Abstract (deu)
Crowdsourcing ist ein etablierter Ansatz, um Datensätze zu annotieren, sodass sie analysiert werden können oder die Basis für Anwendungen von ‘Künstlicher Intelligenz’ (‘KI’) bilden. Ein*e Auftraggeber*in verteilt dabei Aufgaben an sogenannte Crowd Worker die Datenpunkte annotieren. Crowdsourcing konfrontiert die Auftraggeber*innen mit multiplen Quellen von Ungewissheit: Wie soll die Aufgabe gestaltet werden, wie können Annotationen am besten genutzt werden, und wie weiß man, ob die Crowd gute Arbeit leistet? All dies verursacht Ungewissheit. Diese Studie untersucht aus der Perspektive der Wissenschafts- und Technikforschung wie Praktiker*innen Ungewissheiten im Rahmen von Crowdsourcing-Prozesses umgehen. Dabei betrachte ich diese Frage aus der Sicht der Actor-Network Theory und analysiere die tatsächliche, chaotische Praxis des Crowdsourcings. Ich führte qualitative Interviews mit Praktiker*innen durch und analysierte diese mit Situational Analysis.
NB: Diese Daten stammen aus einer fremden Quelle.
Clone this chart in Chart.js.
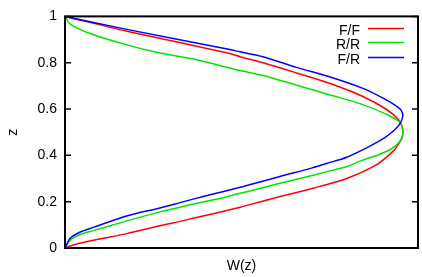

In dieser Studie identifiziere ich verschiedene Strategien zum Umgang mit Ungewissheit. Diese Strategien werden von den meisten Crowdsourcing-Ansätzen verwendet. Darunter ist der Ansatz, das ursprüngliche Problem in kleine ‘atomare Aufgaben’ zu zergliedern. Diese Aufgaben haben oft die Form von Single Choice Fragen, die es auch erlauben, rechnerisch die Ergebnisse zu verarbeiten. In diesem Fall ist es möglich, jeden Datenpunkt durch mehrere Crowd Worker annotieren zu lassen und die Ergebnisse durch Aggregation zu kombinieren. Dadurch kann der Auftraggeber die Ungewissheit über mehrere Personen verteilen und quantifizieren. Es ist aber schwierig, die Aufgaben adäquat zu gestalten, es benötigt oft mehrere Iterationen im Zuge derer die Handlungsmacht zwischen Auftraggeber, Crowd und Aggregationsmechanismus zirkuliert. Dabei privilegieren die Aggregationsmechanismen oft eine Mehrheit und bringen jene, die davon abweichen zum Verstummen.
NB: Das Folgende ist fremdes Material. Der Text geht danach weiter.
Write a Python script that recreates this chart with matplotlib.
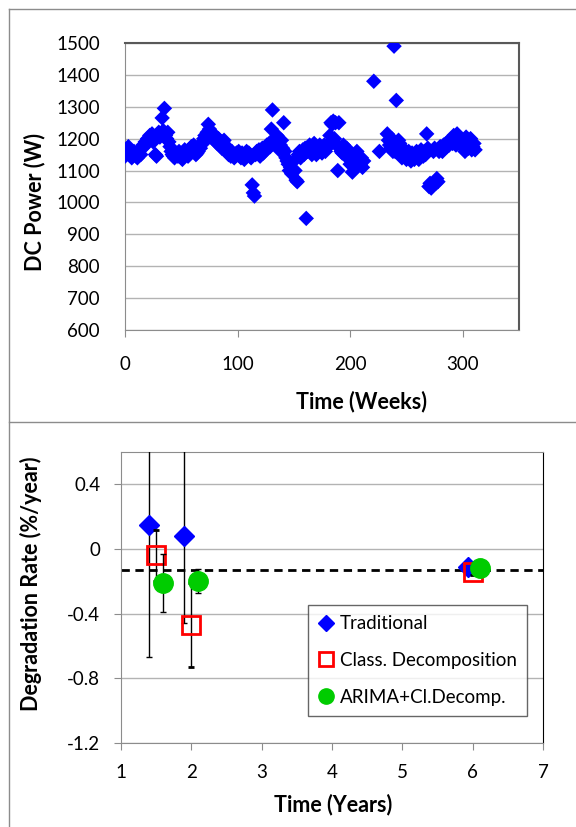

Die ‘atomaren Aufgaben’ müssen als getreue Vermittler agieren. Um das zu erreichen ist Kontextinformation wichtig. I zeige in dieser Arbeit, dass je nach Umfang des notwendigen Kontexts damit dem Ansatz der Aufgaben-Zergliederung eine Grenze gesetzt ist. Die Wichtigkeit von Kontext führt auch zur Frage, wie dieser Kontext in die Datensätze eingebettet wird und in weiterer Folge in potentielle, darauf aufbauende ‘KI’-Anwendung.
Auftraggeber*innen verwenden verschiedene Möglichkeiten, um die Crowd Worker zu beaufsichtigen, da die Crowd anonym sein kann oder als defizitär im Vergleich zu Expert*innen betrachtet werden kann. Ein kleiner ‘Ground Truth’-Datensatz bei dem die Resultate bekannt sind spielt hier eine wichtige Rolle. Dieser Datensatz kann dazu verwendet werden, um anfangs ‘gute’ Crowd Worker auszuwählen, oder um Testaufgaben zu erstellen, mit denen die Crowd Worker evaluiert werden können. Die Crowd Worker können auch mit ihren Kolleg*innen verglichen werden. Im Anschluss können Auftraggeber*innen Crowd Worker ausschließen und die Bezahlung verweigern.
Diese Studie zeigt, dass Crowdsourcing nicht ‘einfach’ gemacht werden kann, sondern grossen Aufwand bedarf. Diese Arbeit bleibt oft unsichtbar und versteckt. Gleichzeitig zeige ich wie erkenntnistheoretische Einstellungen, ob Auftraggeber*innen Daten als strittig anerkennen, die Gestaltung des Crowdsourcing-Prozesses beeinflussen.